What the exercise asks: Output every entry exactly as written, but omit the pictures.

Material shown:

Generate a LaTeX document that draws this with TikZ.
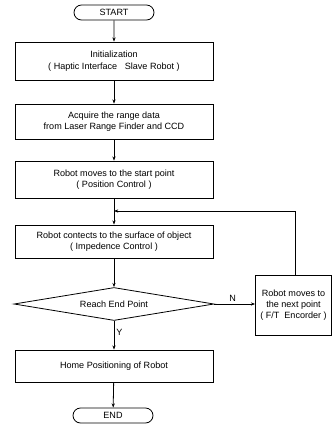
\documentclass[tikz,border=0pt]{standalone}
\usepackage{fontspec}
\setmainfont{Liberation Sans}
\usetikzlibrary{arrows.meta,shapes.geometric,shapes.misc}
\tikzset{
    >={Stealth[length=3.2pt,width=2.4pt]},
    every edge/.append style={line width=0.6pt},
    terminal/.style={rounded rectangle,draw,line width=0.6pt,minimum width=60pt,minimum height=11.25pt,inner sep=0pt,font=\fontsize{6.8}{8.5}\selectfont},
    process/.style={rectangle,draw,line width=0.6pt,minimum width=148.5pt,align=center,inner sep=1pt,font=\fontsize{6.8}{8.5}\selectfont},
    decision/.style={diamond,aspect=6,draw,line width=0.6pt,minimum width=150pt,minimum height=24.75pt,inner sep=0pt,font=\fontsize{6.8}{8.5}\selectfont},
    lbl/.style={font=\fontsize{6.8}{8.5}\selectfont,inner sep=1.5pt}
}

\begin{document}
\begin{tikzpicture}[x=0.75pt,y=-0.75pt]
\useasboundingbox (0,0) rectangle (333,426);

    \node[terminal] (start) at (114, 12.5) {START};
    \node[process,minimum height=28.5pt] (init) at (114, 61) {Initialization\\( Haptic Interface \ \ Slave Robot )};
    \node[process,minimum height=26.25pt] (acquire) at (114, 121.5) {Acquire the range data\\from Laser Range Finder and CCD};
    \node[process,minimum height=27.75pt] (startpt) at (114, 179.5) {Robot moves to the start point\\( Position Control )};
    \node[process,minimum height=24.75pt] (contact) at (114, 241.5) {Robot contects to the surface of object\\( Impedence Control )};
    \node[decision] (reach) at (114, 304) {Reach End Point};
    \node[process,minimum width=57pt,minimum height=45pt] (nextpt) at (293.5, 305) {Robot moves to\\the next point\\( F/T \ Encorder )};
    \node[process,minimum height=24pt] (home) at (114, 366) {Home Positioning of Robot};
    \node[terminal] (end) at (113, 415.5) {END};
    \coordinate (join) at (114, 211);

    \path (start) edge[->] (init)
          (init) edge[->] (acquire)
          (acquire) edge[->] (startpt)
          (startpt) edge[->] (contact)
          (contact) edge[->] (reach)
          (reach) edge[->] node[lbl,right,pos=0.4] {Y} (home)
          (home) edge[->] (end)
          (reach.east) edge[->] node[lbl,above,pos=0.45] {N} (reach.east -| nextpt.west);
    \draw[->,line width=0.6pt] (nextpt.north -| 295,0) |- (join);

\end{tikzpicture}
\end{document}
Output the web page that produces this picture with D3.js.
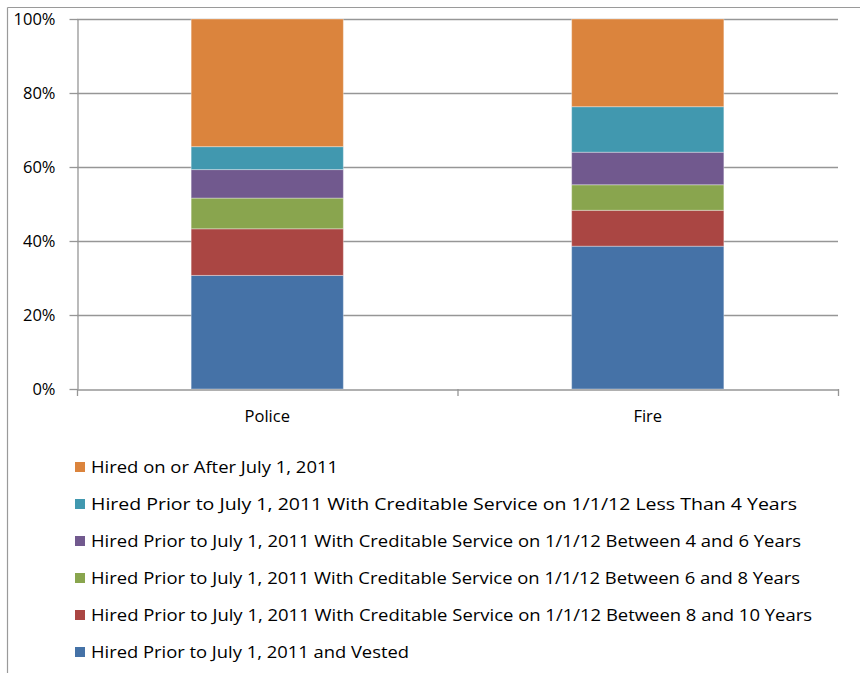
<!DOCTYPE html>
<html>
<head>
<meta charset="utf-8">
<script src="https://cdn.jsdelivr.net/npm/d3@7"></script>
<style>
  html, body { margin: 0; padding: 0; background: #fff; }
  svg { display: block; font-family: "Open Sans", "Liberation Sans", sans-serif; }
</style>
</head>
<body>
<svg id="chart" width="860" height="673"></svg>
<script>
// Categories along the x axis
const categories = ["Police", "Fire"];

// Series in stacking order (bottom to top), shares in percent
const seriesNames = [
  "Hired Prior to July 1, 2011 and Vested",
  "Hired Prior to July 1, 2011 With Creditable Service on 1/1/12 Between 8 and 10 Years",
  "Hired Prior to July 1, 2011 With Creditable Service on 1/1/12 Between 6 and 8 Years",
  "Hired Prior to July 1, 2011 With Creditable Service on 1/1/12 Between 4 and 6 Years",
  "Hired Prior to July 1, 2011 With Creditable Service on 1/1/12 Less Than 4 Years",
  "Hired on or After July 1, 2011"
];
const policeValues = [30.7, 12.6, 8.3, 7.7, 6.2, 34.5];
const fireValues   = [38.6, 9.7, 6.9, 8.8, 12.3, 23.7];
const seriesColors = ["#4572A7", "#AA4643", "#89A54E", "#71598E", "#4198AF", "#DB843D"];
const yTicks = [0, 20, 40, 60, 80, 100];

const svg = d3.select("#chart");

// frame lines of the chart area
svg.append("line").attr("x1", 7.5).attr("y1", 7.5).attr("x2", 860).attr("y2", 7.5)
  .attr("stroke", "#9a9a9a").attr("stroke-width", 1.2);
svg.append("line").attr("x1", 7.5).attr("y1", 7.5).attr("x2", 7.5).attr("y2", 673)
  .attr("stroke", "#9a9a9a").attr("stroke-width", 1.2);

const plot = { left: 77, right: 838, top: 19, bottom: 389 };

const x = d3.scaleBand().domain(categories).range([plot.left, plot.right]).paddingInner(0.6).paddingOuter(0.3);
const y = d3.scaleLinear().domain([0, 100]).range([plot.bottom, plot.top]);

// gridlines
svg.append("g").selectAll("line").data(yTicks.filter(d => d > 0)).join("line")
  .attr("x1", plot.left).attr("x2", plot.right)
  .attr("y1", d => y(d) + 0.5).attr("y2", d => y(d) + 0.5)
  .attr("stroke", "#969696").attr("stroke-width", 1.3);

// stacked data
const rows = categories.map((c, i) => {
  const vals = i === 0 ? policeValues : fireValues;
  const row = { category: c };
  seriesNames.forEach((s, j) => row[s] = vals[j]);
  return row;
});
const stacked = d3.stack().keys(seriesNames)(rows);

svg.append("g").selectAll("g").data(stacked).join("g")
  .attr("fill", (d, i) => seriesColors[i])
  .selectAll("rect").data(d => d).join("rect")
  .attr("x", d => x(d.data.category))
  .attr("width", x.bandwidth())
  .attr("y", d => y(d[1]))
  .attr("height", d => y(d[0]) - y(d[1]))
  .attr("stroke", "rgba(255,255,255,0.35)")
  .attr("stroke-width", 1);

// y axis
const yAxis = svg.append("g").attr("transform", `translate(${plot.left + 0.5},0)`)
  .call(d3.axisLeft(y).tickValues(yTicks).tickFormat(d => d + "%").tickSize(8).tickSizeOuter(0));
yAxis.select(".domain").attr("stroke", "#969696").attr("stroke-width", 1.3);
yAxis.selectAll(".tick line").attr("stroke", "#969696").attr("stroke-width", 1.3);
yAxis.selectAll(".tick text").attr("x", -22).attr("font-size", 16.5)
  .attr("fill", "#000").attr("font-family", "Open Sans, sans-serif");

// x axis
const xAxis = svg.append("g").attr("transform", `translate(0,${plot.bottom + 0.5})`)
  .call(d3.axisBottom(x).tickSize(0).tickSizeOuter(0));
xAxis.select(".domain").attr("stroke", "#969696").attr("stroke-width", 1.3);
xAxis.selectAll(".tick text").attr("dy", 0).attr("y", 32).attr("font-size", 16.5)
  .attr("fill", "#000").attr("font-family", "Open Sans, sans-serif");
// category separator ticks
const sepX = [plot.left, (x("Police") + x.bandwidth() + x("Fire")) / 2, plot.right];
svg.append("g").selectAll("line").data(sepX).join("line")
  .attr("x1", d => d + 0.5).attr("x2", d => d + 0.5)
  .attr("y1", plot.bottom).attr("y2", plot.bottom + 7)
  .attr("stroke", "#969696").attr("stroke-width", 1.3);

// legend, top entry is the top of the stack
const legendOrder = seriesNames.map((s, i) => i).reverse();
const legendWidths = [247, 706, 710, 709, 721, 318];
const legend = svg.append("g");
legendOrder.forEach((si, row) => {
  const ly = 467 + row * 37;
  legend.append("rect").attr("x", 75).attr("y", ly - 5).attr("width", 10).attr("height", 10)
    .attr("fill", seriesColors[si]);
  legend.append("text").attr("x", 91).attr("y", ly).attr("dy", "0.35em")
    .attr("font-size", 16.5).attr("fill", "#000")
    .attr("textLength", legendWidths[row]).attr("lengthAdjust", "spacingAndGlyphs")
    .text(seriesNames[si]);
});
</script>
</body>
</html>
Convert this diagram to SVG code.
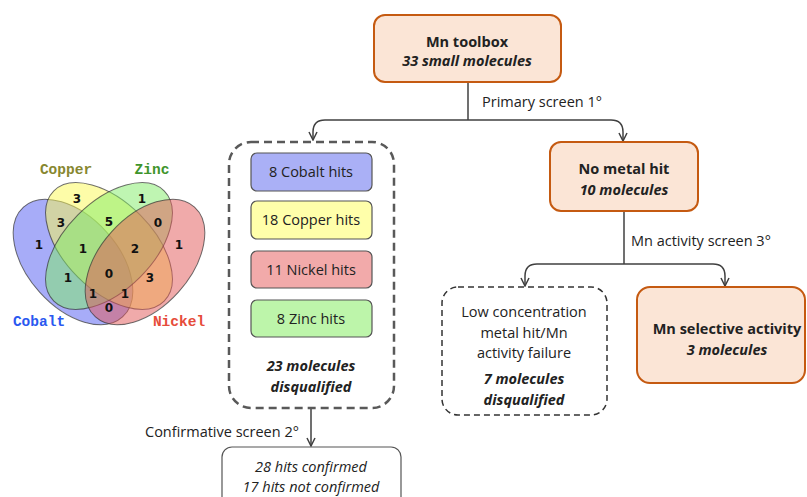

Answer for this exercise:
Generate a LaTeX document that draws this with TikZ.
\documentclass[tikz,border=0pt]{standalone}
\usepackage{fontspec}
\setmainfont{Liberation Sans}
\usetikzlibrary{arrows.meta,shapes.geometric,shapes.misc}
\tikzset{
    >={Stealth[length=3.2pt,width=2.4pt]},
    every edge/.append style={line width=0.6pt},
    terminal/.style={rounded rectangle,draw,line width=0.6pt,minimum width=60pt,minimum height=11.25pt,inner sep=0pt,font=\fontsize{6.8}{8.5}\selectfont},
    process/.style={rectangle,draw,line width=0.6pt,minimum width=148.5pt,align=center,inner sep=1pt,font=\fontsize{6.8}{8.5}\selectfont},
    decision/.style={diamond,aspect=6,draw,line width=0.6pt,minimum width=150pt,minimum height=24.75pt,inner sep=0pt,font=\fontsize{6.8}{8.5}\selectfont},
    lbl/.style={font=\fontsize{6.8}{8.5}\selectfont,inner sep=1.5pt}
}

\begin{document}
\begin{tikzpicture}[x=0.75pt,y=-0.75pt]
\useasboundingbox (0,0) rectangle (333,426);

    \node[terminal] (start) at (114, 12.5) {START};
    \node[process,minimum height=28.5pt] (init) at (114, 61) {Initialization\\( Haptic Interface \ \ Slave Robot )};
    \node[process,minimum height=26.25pt] (acquire) at (114, 121.5) {Acquire the range data\\from Laser Range Finder and CCD};
    \node[process,minimum height=27.75pt] (startpt) at (114, 179.5) {Robot moves to the start point\\( Position Control )};
    \node[process,minimum height=24.75pt] (contact) at (114, 241.5) {Robot contects to the surface of object\\( Impedence Control )};
    \node[decision] (reach) at (114, 304) {Reach End Point};
    \node[process,minimum width=57pt,minimum height=45pt] (nextpt) at (293.5, 305) {Robot moves to\\the next point\\( F/T \ Encorder )};
    \node[process,minimum height=24pt] (home) at (114, 366) {Home Positioning of Robot};
    \node[terminal] (end) at (113, 415.5) {END};
    \coordinate (join) at (114, 211);

    \path (start) edge[->] (init)
          (init) edge[->] (acquire)
          (acquire) edge[->] (startpt)
          (startpt) edge[->] (contact)
          (contact) edge[->] (reach)
          (reach) edge[->] node[lbl,right,pos=0.4] {Y} (home)
          (home) edge[->] (end)
          (reach.east) edge[->] node[lbl,above,pos=0.45] {N} (reach.east -| nextpt.west);
    \draw[->,line width=0.6pt] (nextpt.north -| 295,0) |- (join);

\end{tikzpicture}
\end{document}
Output the web page that produces this picture with D3.js.
<!DOCTYPE html>
<html>
<head>
<meta charset="utf-8">
<script src="https://cdn.jsdelivr.net/npm/d3@7"></script>
<style>
  html, body { margin: 0; padding: 0; background: #fff; }
  svg { display: block; font-family: "Open Sans", "Liberation Sans", sans-serif; }
</style>
</head>
<body>
<svg id="chart" width="860" height="673"></svg>
<script>
// Categories along the x axis
const categories = ["Police", "Fire"];

// Series in stacking order (bottom to top), shares in percent
const seriesNames = [
  "Hired Prior to July 1, 2011 and Vested",
  "Hired Prior to July 1, 2011 With Creditable Service on 1/1/12 Between 8 and 10 Years",
  "Hired Prior to July 1, 2011 With Creditable Service on 1/1/12 Between 6 and 8 Years",
  "Hired Prior to July 1, 2011 With Creditable Service on 1/1/12 Between 4 and 6 Years",
  "Hired Prior to July 1, 2011 With Creditable Service on 1/1/12 Less Than 4 Years",
  "Hired on or After July 1, 2011"
];
const policeValues = [30.7, 12.6, 8.3, 7.7, 6.2, 34.5];
const fireValues   = [38.6, 9.7, 6.9, 8.8, 12.3, 23.7];
const seriesColors = ["#4572A7", "#AA4643", "#89A54E", "#71598E", "#4198AF", "#DB843D"];
const yTicks = [0, 20, 40, 60, 80, 100];

const svg = d3.select("#chart");

// frame lines of the chart area
svg.append("line").attr("x1", 7.5).attr("y1", 7.5).attr("x2", 860).attr("y2", 7.5)
  .attr("stroke", "#9a9a9a").attr("stroke-width", 1.2);
svg.append("line").attr("x1", 7.5).attr("y1", 7.5).attr("x2", 7.5).attr("y2", 673)
  .attr("stroke", "#9a9a9a").attr("stroke-width", 1.2);

const plot = { left: 77, right: 838, top: 19, bottom: 389 };

const x = d3.scaleBand().domain(categories).range([plot.left, plot.right]).paddingInner(0.6).paddingOuter(0.3);
const y = d3.scaleLinear().domain([0, 100]).range([plot.bottom, plot.top]);

// gridlines
svg.append("g").selectAll("line").data(yTicks.filter(d => d > 0)).join("line")
  .attr("x1", plot.left).attr("x2", plot.right)
  .attr("y1", d => y(d) + 0.5).attr("y2", d => y(d) + 0.5)
  .attr("stroke", "#969696").attr("stroke-width", 1.3);

// stacked data
const rows = categories.map((c, i) => {
  const vals = i === 0 ? policeValues : fireValues;
  const row = { category: c };
  seriesNames.forEach((s, j) => row[s] = vals[j]);
  return row;
});
const stacked = d3.stack().keys(seriesNames)(rows);

svg.append("g").selectAll("g").data(stacked).join("g")
  .attr("fill", (d, i) => seriesColors[i])
  .selectAll("rect").data(d => d).join("rect")
  .attr("x", d => x(d.data.category))
  .attr("width", x.bandwidth())
  .attr("y", d => y(d[1]))
  .attr("height", d => y(d[0]) - y(d[1]))
  .attr("stroke", "rgba(255,255,255,0.35)")
  .attr("stroke-width", 1);

// y axis
const yAxis = svg.append("g").attr("transform", `translate(${plot.left + 0.5},0)`)
  .call(d3.axisLeft(y).tickValues(yTicks).tickFormat(d => d + "%").tickSize(8).tickSizeOuter(0));
yAxis.select(".domain").attr("stroke", "#969696").attr("stroke-width", 1.3);
yAxis.selectAll(".tick line").attr("stroke", "#969696").attr("stroke-width", 1.3);
yAxis.selectAll(".tick text").attr("x", -22).attr("font-size", 16.5)
  .attr("fill", "#000").attr("font-family", "Open Sans, sans-serif");

// x axis
const xAxis = svg.append("g").attr("transform", `translate(0,${plot.bottom + 0.5})`)
  .call(d3.axisBottom(x).tickSize(0).tickSizeOuter(0));
xAxis.select(".domain").attr("stroke", "#969696").attr("stroke-width", 1.3);
xAxis.selectAll(".tick text").attr("dy", 0).attr("y", 32).attr("font-size", 16.5)
  .attr("fill", "#000").attr("font-family", "Open Sans, sans-serif");
// category separator ticks
const sepX = [plot.left, (x("Police") + x.bandwidth() + x("Fire")) / 2, plot.right];
svg.append("g").selectAll("line").data(sepX).join("line")
  .attr("x1", d => d + 0.5).attr("x2", d => d + 0.5)
  .attr("y1", plot.bottom).attr("y2", plot.bottom + 7)
  .attr("stroke", "#969696").attr("stroke-width", 1.3);

// legend, top entry is the top of the stack
const legendOrder = seriesNames.map((s, i) => i).reverse();
const legendWidths = [247, 706, 710, 709, 721, 318];
const legend = svg.append("g");
legendOrder.forEach((si, row) => {
  const ly = 467 + row * 37;
  legend.append("rect").attr("x", 75).attr("y", ly - 5).attr("width", 10).attr("height", 10)
    .attr("fill", seriesColors[si]);
  legend.append("text").attr("x", 91).attr("y", ly).attr("dy", "0.35em")
    .attr("font-size", 16.5).attr("fill", "#000")
    .attr("textLength", legendWidths[row]).attr("lengthAdjust", "spacingAndGlyphs")
    .text(seriesNames[si]);
});
</script>
</body>
</html>
Convert this diagram to SVG code.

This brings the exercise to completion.